В голосе Бориса Викторовича, возразившего мне, самый изощренный слух не уловил бы ложной скромности, унижения паче гордости. Он ответил мне серьезно, даже, я бы сказал, строго:
– Напрасно вы так думаете. Я знаю совсем не много. Я только твердо знаю, чего я не знаю, и обычно знаю, где найти то, чего я не знаю…
Ранней весной 42-го года в столовой Союза писателей появился невысокого роста пожилой брюнет с расчесанными на прямой пробор, тронутыми сединой гладкими волосами, с благородно семитическим типом лица. Почему-то он сразу остановил на себе мой взгляд. Увидев, что он подошел к Томашевскому и заговорил с ним, я потом спросил Бориса Викторовича, кто это.
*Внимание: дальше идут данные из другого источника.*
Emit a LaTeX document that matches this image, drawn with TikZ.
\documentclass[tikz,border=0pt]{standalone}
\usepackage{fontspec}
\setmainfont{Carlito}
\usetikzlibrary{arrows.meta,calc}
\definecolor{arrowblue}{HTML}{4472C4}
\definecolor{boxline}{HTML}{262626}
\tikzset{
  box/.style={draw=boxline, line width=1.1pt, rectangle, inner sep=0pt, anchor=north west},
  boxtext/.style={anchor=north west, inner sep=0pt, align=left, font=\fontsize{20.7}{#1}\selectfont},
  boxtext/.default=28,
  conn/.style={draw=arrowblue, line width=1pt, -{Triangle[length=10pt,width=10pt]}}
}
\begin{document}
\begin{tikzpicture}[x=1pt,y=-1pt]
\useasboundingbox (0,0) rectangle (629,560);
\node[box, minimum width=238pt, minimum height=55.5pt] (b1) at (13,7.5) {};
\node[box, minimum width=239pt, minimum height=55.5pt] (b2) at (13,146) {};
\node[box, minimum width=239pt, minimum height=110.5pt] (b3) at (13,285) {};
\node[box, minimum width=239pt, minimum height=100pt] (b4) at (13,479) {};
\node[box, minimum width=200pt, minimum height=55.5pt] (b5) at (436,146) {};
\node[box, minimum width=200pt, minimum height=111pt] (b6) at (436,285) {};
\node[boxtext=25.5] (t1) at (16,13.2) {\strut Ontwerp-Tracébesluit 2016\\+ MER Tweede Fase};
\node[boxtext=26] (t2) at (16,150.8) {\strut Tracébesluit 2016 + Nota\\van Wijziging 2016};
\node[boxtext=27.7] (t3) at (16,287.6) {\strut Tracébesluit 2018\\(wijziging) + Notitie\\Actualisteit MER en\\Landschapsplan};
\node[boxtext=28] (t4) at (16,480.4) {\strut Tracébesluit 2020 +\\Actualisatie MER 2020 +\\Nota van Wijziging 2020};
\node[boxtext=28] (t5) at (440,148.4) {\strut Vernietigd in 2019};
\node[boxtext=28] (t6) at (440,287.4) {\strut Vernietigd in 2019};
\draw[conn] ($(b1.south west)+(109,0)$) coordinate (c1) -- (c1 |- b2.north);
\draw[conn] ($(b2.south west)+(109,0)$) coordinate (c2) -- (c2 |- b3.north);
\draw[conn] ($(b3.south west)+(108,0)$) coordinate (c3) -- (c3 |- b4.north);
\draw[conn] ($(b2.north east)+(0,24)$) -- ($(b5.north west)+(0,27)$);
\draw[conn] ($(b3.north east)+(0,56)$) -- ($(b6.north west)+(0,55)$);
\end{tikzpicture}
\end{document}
Оказалось, что это совсем недавно эвакуировавшийся на самолете из Ленинграда Александр Леонидович Слонимский, сын публициста, ближайшего сотрудника «Вестника Европы» Леонида Зиновьевича Слонимского, племянник историка русской литературы Семена Афанасьевича Венгерова (родного брата его матери, Фаины Афанасьевны) и в предреволюционное время известной переводчицы Зинаиды Афанасьевны Венгеровой (второй жены поэта Минского), старший брат прозаика Михаила Слонимского, автора никем, кроме него самого и его ближайших родственников, не читавшихся и не читаемых, «маловысокохудожественных» произведений, как-то; «Лавровы» и «Фома Клешнев». (Когда мы с Александром Леонидовичем сошлись на короткую ногу, он не скрывал, что презирает брата за холуйство в литературе и в жизни. «Мишу я терпеть не могу!» – запальчиво говорил он.)